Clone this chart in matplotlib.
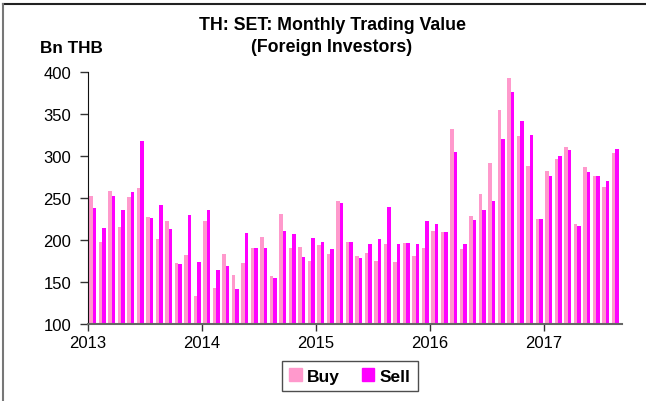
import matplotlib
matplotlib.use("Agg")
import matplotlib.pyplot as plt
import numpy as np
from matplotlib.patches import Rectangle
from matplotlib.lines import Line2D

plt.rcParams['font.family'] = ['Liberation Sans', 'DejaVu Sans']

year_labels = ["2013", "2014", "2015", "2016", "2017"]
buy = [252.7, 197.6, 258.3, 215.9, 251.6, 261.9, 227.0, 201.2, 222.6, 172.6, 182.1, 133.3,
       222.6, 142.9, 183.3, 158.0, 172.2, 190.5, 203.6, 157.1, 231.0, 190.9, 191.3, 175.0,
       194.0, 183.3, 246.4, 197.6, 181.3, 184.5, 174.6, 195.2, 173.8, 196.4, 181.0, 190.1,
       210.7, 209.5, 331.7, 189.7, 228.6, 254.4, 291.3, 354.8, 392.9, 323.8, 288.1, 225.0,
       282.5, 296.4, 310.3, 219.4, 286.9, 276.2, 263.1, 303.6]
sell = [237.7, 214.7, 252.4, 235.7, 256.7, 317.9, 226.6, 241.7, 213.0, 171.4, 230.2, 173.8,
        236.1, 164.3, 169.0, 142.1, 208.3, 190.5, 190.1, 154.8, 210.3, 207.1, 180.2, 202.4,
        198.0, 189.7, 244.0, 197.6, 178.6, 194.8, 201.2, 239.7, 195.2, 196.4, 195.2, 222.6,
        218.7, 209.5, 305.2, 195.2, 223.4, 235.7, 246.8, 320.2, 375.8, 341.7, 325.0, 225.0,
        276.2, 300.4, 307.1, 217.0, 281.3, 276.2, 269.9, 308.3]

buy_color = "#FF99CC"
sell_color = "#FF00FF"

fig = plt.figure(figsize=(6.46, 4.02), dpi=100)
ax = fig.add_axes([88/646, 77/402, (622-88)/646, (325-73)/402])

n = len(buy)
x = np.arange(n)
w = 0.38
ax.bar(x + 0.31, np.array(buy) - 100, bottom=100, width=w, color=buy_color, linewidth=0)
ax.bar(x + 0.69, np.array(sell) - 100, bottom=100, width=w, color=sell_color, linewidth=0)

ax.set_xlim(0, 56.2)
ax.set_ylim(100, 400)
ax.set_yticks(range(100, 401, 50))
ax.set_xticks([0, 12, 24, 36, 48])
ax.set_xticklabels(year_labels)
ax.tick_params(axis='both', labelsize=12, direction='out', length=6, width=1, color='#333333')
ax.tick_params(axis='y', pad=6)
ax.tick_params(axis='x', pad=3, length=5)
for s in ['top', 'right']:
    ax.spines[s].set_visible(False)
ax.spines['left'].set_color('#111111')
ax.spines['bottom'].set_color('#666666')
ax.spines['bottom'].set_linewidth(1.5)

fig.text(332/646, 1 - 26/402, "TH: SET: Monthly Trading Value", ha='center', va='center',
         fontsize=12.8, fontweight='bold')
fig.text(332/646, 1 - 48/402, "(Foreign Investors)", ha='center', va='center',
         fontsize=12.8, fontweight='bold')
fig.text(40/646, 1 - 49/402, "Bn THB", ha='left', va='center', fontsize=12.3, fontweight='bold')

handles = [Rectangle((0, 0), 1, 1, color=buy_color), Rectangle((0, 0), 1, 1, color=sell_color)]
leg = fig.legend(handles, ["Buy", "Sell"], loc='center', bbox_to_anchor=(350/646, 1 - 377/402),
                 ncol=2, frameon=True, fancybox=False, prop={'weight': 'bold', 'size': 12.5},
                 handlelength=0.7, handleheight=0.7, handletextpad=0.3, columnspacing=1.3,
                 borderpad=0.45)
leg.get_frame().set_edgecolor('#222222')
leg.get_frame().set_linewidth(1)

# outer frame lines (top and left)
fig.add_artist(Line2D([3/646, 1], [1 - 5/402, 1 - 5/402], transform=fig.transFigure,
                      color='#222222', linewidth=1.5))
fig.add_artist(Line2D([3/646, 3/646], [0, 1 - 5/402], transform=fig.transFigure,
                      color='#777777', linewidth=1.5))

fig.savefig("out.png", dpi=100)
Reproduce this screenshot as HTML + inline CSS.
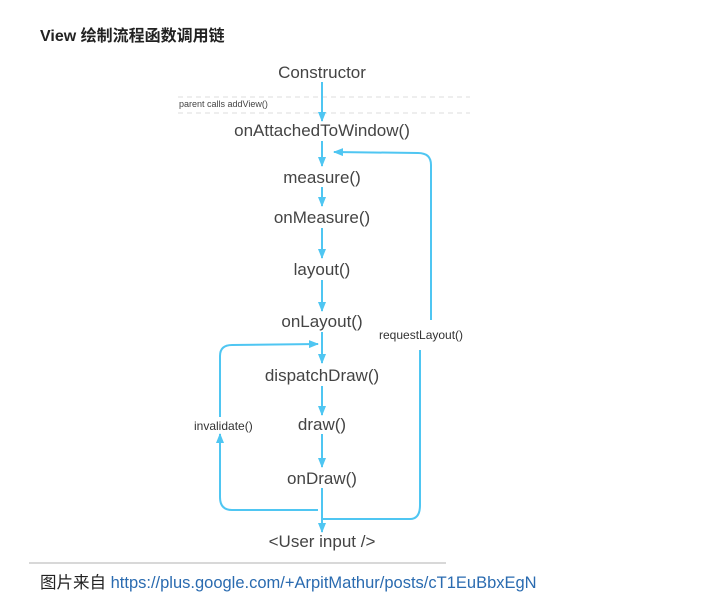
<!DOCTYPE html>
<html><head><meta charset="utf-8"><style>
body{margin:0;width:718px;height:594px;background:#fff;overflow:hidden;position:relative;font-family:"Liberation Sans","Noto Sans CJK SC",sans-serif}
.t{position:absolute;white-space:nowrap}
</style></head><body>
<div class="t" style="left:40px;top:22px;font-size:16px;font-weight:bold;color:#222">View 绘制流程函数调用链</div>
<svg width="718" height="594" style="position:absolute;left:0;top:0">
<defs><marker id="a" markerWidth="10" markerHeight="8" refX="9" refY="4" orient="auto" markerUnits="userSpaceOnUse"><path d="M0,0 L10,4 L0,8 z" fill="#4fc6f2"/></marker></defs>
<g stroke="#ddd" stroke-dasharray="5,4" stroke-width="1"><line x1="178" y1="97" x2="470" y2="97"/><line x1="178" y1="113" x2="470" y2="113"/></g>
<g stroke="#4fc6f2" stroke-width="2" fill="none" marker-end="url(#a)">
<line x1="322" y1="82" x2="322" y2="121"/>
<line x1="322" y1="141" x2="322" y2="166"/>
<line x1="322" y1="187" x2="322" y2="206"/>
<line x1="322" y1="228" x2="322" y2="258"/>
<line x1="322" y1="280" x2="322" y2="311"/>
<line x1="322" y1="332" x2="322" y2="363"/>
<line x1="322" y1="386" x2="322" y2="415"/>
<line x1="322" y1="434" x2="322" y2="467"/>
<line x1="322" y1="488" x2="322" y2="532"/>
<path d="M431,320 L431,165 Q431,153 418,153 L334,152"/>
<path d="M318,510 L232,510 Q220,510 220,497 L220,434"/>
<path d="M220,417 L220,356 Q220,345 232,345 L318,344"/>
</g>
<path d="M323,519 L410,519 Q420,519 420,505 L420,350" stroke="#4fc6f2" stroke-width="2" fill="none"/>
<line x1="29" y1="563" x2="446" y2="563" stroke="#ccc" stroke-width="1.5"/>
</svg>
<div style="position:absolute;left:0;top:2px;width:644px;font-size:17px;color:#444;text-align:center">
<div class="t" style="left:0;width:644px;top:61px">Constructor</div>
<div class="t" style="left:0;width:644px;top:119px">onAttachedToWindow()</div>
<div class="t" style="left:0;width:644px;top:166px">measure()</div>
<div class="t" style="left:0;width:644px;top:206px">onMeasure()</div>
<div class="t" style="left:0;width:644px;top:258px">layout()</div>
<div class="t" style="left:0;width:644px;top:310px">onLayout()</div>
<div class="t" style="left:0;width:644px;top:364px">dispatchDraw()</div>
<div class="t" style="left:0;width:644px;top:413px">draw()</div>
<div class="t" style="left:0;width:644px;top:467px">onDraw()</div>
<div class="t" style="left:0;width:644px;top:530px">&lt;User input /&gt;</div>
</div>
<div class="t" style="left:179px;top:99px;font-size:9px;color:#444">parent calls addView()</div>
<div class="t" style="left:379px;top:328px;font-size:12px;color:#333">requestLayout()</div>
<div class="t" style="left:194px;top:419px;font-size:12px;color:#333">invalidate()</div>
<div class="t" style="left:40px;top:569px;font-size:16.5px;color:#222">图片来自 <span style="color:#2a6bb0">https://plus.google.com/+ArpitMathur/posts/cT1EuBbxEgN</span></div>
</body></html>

• • • • •

▶ _WHAT YOU HAVE TO DO_: Reproduce exactly the run of lines that opens the listing and closes with the line holding "plt.rcParams['font.family'] = ['Liberation". Pictures are excluded.

▶ _SOLUTION TO THE EXERCISE_:
Clone this chart in matplotlib.
import matplotlib
matplotlib.use("Agg")
import matplotlib.pyplot as plt
import numpy as np
from matplotlib.patches import Rectangle
from matplotlib.lines import Line2D

plt.rcParams['font.family'] = ['Liberation Sans', 'DejaVu Sans']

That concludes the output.